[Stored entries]
⁂

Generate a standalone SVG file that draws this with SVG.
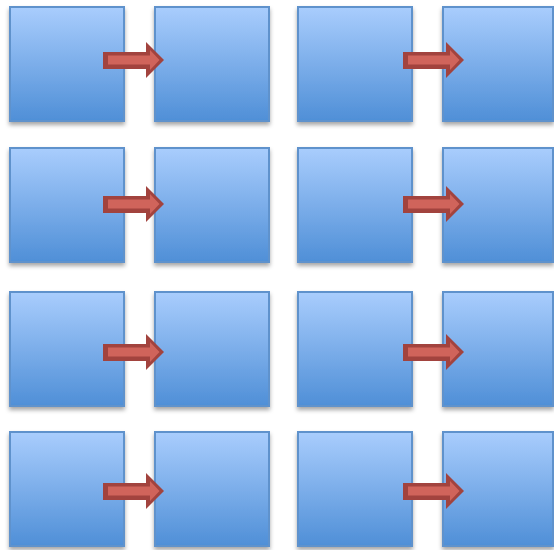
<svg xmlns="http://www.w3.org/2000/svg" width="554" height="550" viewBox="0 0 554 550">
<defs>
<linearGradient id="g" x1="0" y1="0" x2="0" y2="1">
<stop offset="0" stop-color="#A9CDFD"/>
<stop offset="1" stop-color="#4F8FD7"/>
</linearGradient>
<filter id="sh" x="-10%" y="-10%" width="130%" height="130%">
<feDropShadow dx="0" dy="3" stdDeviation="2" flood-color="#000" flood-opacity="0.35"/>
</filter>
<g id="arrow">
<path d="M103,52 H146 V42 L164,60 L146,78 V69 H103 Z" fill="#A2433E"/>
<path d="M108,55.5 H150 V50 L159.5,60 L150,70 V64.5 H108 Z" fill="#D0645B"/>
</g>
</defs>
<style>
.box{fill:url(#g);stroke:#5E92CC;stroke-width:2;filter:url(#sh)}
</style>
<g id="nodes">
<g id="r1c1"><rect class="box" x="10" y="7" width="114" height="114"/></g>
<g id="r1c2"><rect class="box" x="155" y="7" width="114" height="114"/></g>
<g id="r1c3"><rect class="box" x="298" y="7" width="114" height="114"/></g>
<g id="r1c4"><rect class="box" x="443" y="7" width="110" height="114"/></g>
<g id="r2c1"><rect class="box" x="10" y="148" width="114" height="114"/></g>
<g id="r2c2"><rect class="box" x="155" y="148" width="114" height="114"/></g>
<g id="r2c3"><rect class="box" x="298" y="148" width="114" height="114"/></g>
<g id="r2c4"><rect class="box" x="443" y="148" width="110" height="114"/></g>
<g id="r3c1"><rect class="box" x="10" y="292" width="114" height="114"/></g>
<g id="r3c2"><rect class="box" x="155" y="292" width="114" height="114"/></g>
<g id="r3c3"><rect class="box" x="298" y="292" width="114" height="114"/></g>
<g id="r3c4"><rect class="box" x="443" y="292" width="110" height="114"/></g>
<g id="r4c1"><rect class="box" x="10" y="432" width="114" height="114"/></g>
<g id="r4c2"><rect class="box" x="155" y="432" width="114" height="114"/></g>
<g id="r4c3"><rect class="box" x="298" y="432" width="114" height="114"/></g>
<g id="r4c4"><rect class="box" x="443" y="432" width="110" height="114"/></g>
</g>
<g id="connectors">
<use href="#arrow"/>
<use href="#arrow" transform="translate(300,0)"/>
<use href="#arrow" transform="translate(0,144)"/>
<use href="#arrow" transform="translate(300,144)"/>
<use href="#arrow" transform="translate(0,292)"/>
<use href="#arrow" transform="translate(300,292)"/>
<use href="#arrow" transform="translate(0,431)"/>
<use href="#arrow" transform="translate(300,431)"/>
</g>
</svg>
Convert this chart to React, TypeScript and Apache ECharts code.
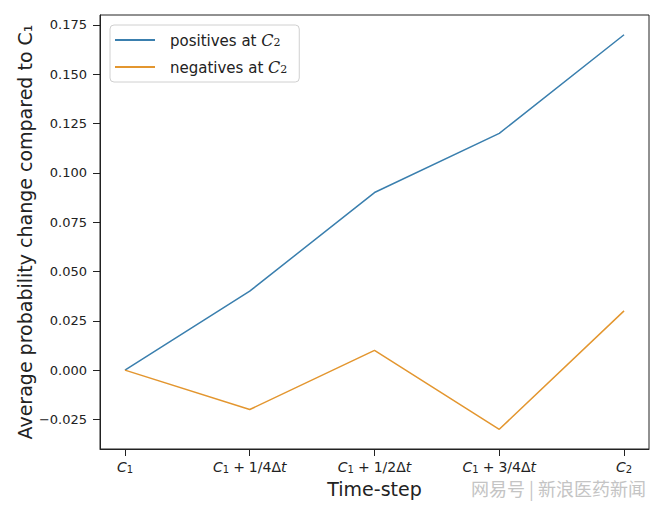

⁂

→ WRITTEN PROBLEM: Copy out each line of the data containing the string "this".

→ CORRECT RESPONSE:
Generate a standalone SVG file that draws this with SVG.
Convert this chart to React, TypeScript and Apache ECharts code.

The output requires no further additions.